Although I was going to be spending the next four months traveling around Europe before returning to the States, I didn’t even consider the possibility of moving there. But then everywhere I went, I was looking at stained glass more and more. Looking at stained glass in the European cities I visited became a reason for this continental pilgrimage. Before flying back to the States, I managed to find the Guevel studio lost in a Parisian suburb. I knocked on the door and asked if I could come and work with them. I met one of the brothers, who actually didn’t even work at the family studio. He said, “great, come on back.” I went back to the States and roughnecked on oil rigs in Louisiana for five months to make enough money to live for a year in Paris and work for this family of artists for free. When I actually did meet the other brother with whom I ended up working, we just hit it off and went to work together, despite the fact that I didn’t speak any French. It was sort of miraculous. I stayed with them for three and a half years and then started off on my own.

 

Stained glass is popularly associated with Christian visual culture. Is the religiosity of the medium something you think about?

The religiosity of stained glass as a medium doesn’t feel the same in France as it would in the States, even when you’re working in a church. Church buildings are owned by the towns and municipalities, and are maintained because they are part of the country’s cultural and architectural heritage. I guess the idea is that regardless of religion, Art with a capital A is important and part of all French citizens’ cultural heritage, and religious art is still art.

Juggling the Middle Ages stained glass
The stained glass window, on which Jeffrey Miller collaborated with his daughter—artist Sarah Navasse—and master craftsman Jeremy Bourdois, on display in the museum lobby, for the exhibition Juggling the Middle Ages.
 

Your studio makes original work, including the window commissioned by Dumbarton Oaks, and works on the restoration of windows that date from the late Middle Ages to the present. Do these two practices intersect or do you see them as separate exercises?

They can be very different things or they can be tightly interwoven. When you go to a fine arts school, the emphasis is on creating, whether it be painting, sculpture, or drawing. Restoration involves working with and learning about art, and learning artistic skills, but the emphasis is not on creating. To give one example, when you restore windows you learn to paint on glass the way people painted on glass 50, 100, 400, and 800 years ago. A cynic might say that’s like learning to type in a college English class. But when I go back and forth between restoration and original work, these two activities nourish each other, and there are always new lessons to be learned. And I’d like to think that restoring windows from such different periods has helped me be more open to creating in different styles.

Without even knowing it, I was strongly influenced by American abstract expressionism, but as I've worked with glass from a wide variety of periods and styles, I think I've become more open to listening to what people want, thinking about what would be good for a given place, and adapting. That was the case for this window at Dumbarton Oaks. It could have been done in any number of ways. But after talking with Jan, it seemed to me that a classic window was the right choice for this show and this story, with just a wink at techniques like dalle de verre.

 

Do you see your work in contemporary stained glass as a revival of a medieval form? How medieval is your technique?
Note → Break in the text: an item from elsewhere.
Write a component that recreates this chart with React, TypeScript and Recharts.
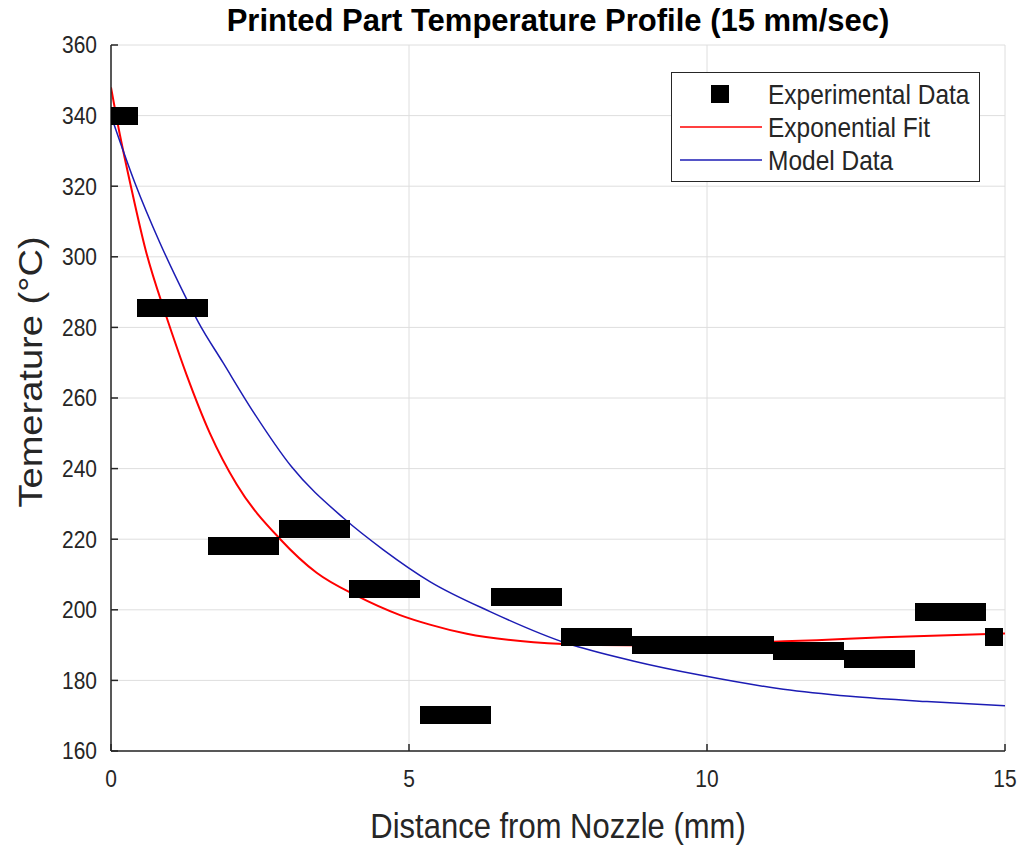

People often ask, “has the technique changed?” and I jokingly answer, “oh yes, we started cutting the glass with diamond in 1504.” But, more seriously, it has changed a lot. In France, when a town or city commissions a new window for a church, they take public bids from studios. A 500-square-foot window project often goes to the studio with the lowest bid. And whoever bids the lowest price generally uses some technique where they’re not going to spend that many hours on it. You have to prove you’re really good, but also try to be cheaper than the competitors. And that sometimes means not using a technique with lots of little pieces of glass and lots of intricate painting. So that reality has pushed contemporary creations in a different direction, more towards transformation and reinterpretation of medieval forms than reproduction. When medieval cathedrals were built, with all of the involved stonework, roofing, ironwork, sculpture, and painting, the stained glass represented a large portion of the budget. That time-consuming workmanship is never going to be reproduced on a monumental scale today, but it can be “revived” in commissioned work like the window at Dumbarton Oaks.

 

India Patel is Postgraduate Public Programming and Outreach Fellow at Dumbarton Oaks.